Here's my logic: If I roll 7 dice, and 4 are high (5/6) while 3 are low (1/2), should I pick the high dice if I only need to roll 4? (Assuming that this is the first time I see the dice rolled).

This seems as if it might make sense because if the dice aren't fair and the only result we've seen so far is a higher number, it might make it seem as if that number is more likely to occur.

On the other hand, this almost seems like the gambler's fallacy. Except that fallacy assumes perfect dice.

So should I pick the higher dice? Or does it really not matter? If it does matter, by how much?

Answer 1

Why wouldn't you? If the dice are fair, you lose nothing. If they are not fair, you have some advantage. The only way you lose is if successive rolls are anti-correlated.

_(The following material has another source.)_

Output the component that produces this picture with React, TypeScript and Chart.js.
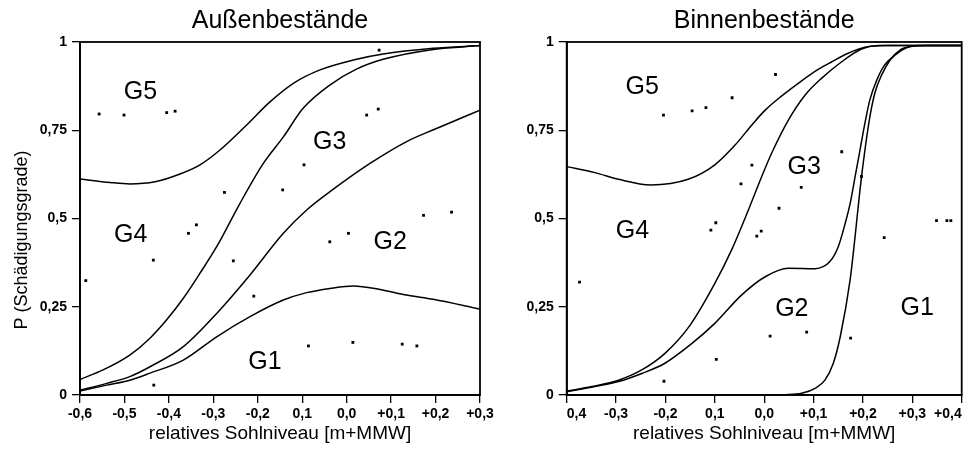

That said, I suspect if you start keeping careful records for your friend's rolls, there will be no advantage. Selective memory is very powerful. People are excellent at finding patterns, even when they are not there.

Answer 2

If I understand your question correctly:

Suppose we have $n$ weighted dice, with unknown weights.
We roll them once, and are tasked with selecting $k$ with the highest expected value on a second roll.

Let us imagine for simplicity two coins.

Coin A is weighted at 75% heads, 25% tails.
Coin B is weighted at 25% heads, 75% tails.

We wish to, given only knowledge from the first flip, select coin A.

Flipping both of them to start, we have three outcomes:
$\dfrac34\dfrac34 = \dfrac 9{16}$ chance, A heads, B tails. Choose correctly.
$\dfrac34\dfrac14 = \dfrac 3{16}$ chance, A heads, B heads. Gain no information.
$\dfrac14\dfrac14 = \dfrac 1{16}$ chance, A tails, B heads. Choose incorrectly.
$\dfrac34\dfrac14 = \dfrac 3{16}$ chance, A tails, B tails. Gain no information.

From this quick thought experiment, we see that this strategy- choosing the dice with the highest number- will more often yield better results.
Similar analysis can be performed on standard 6-sided dice, but is lengthy to write out for little added benefit.

However, modern dice are manufactured and tested to a high degree, and use multiple factors to try to be as fair as possible (notice how on nearly all dice with an even number of sides, opposite sides sum to the same number.) Thus, unless your friend is cheating with actual weighted dice, it should not matter in practice.

If your friend is cheating, I suggest playing board games with someone more fun and fair; your problem is not in the dice.

Answer 3

If you know a die is biased to giving you 6's (and otherwise equal), you would roll it, correct?

Each roll of a die gives you some information about the actual likelihood of rolling different numbers on that die. In principle you could use that information to decide which dice to use.

In practice, it would take hundreds or thousands (or hundreds of thousands?) of die rolls to really get a read on the actual distribution of the die, and carefully tabulating how many times each side comes up.

A human being simply can't "get a feel for the die" by rolling it a few times, unless the weighting is very, very uneven.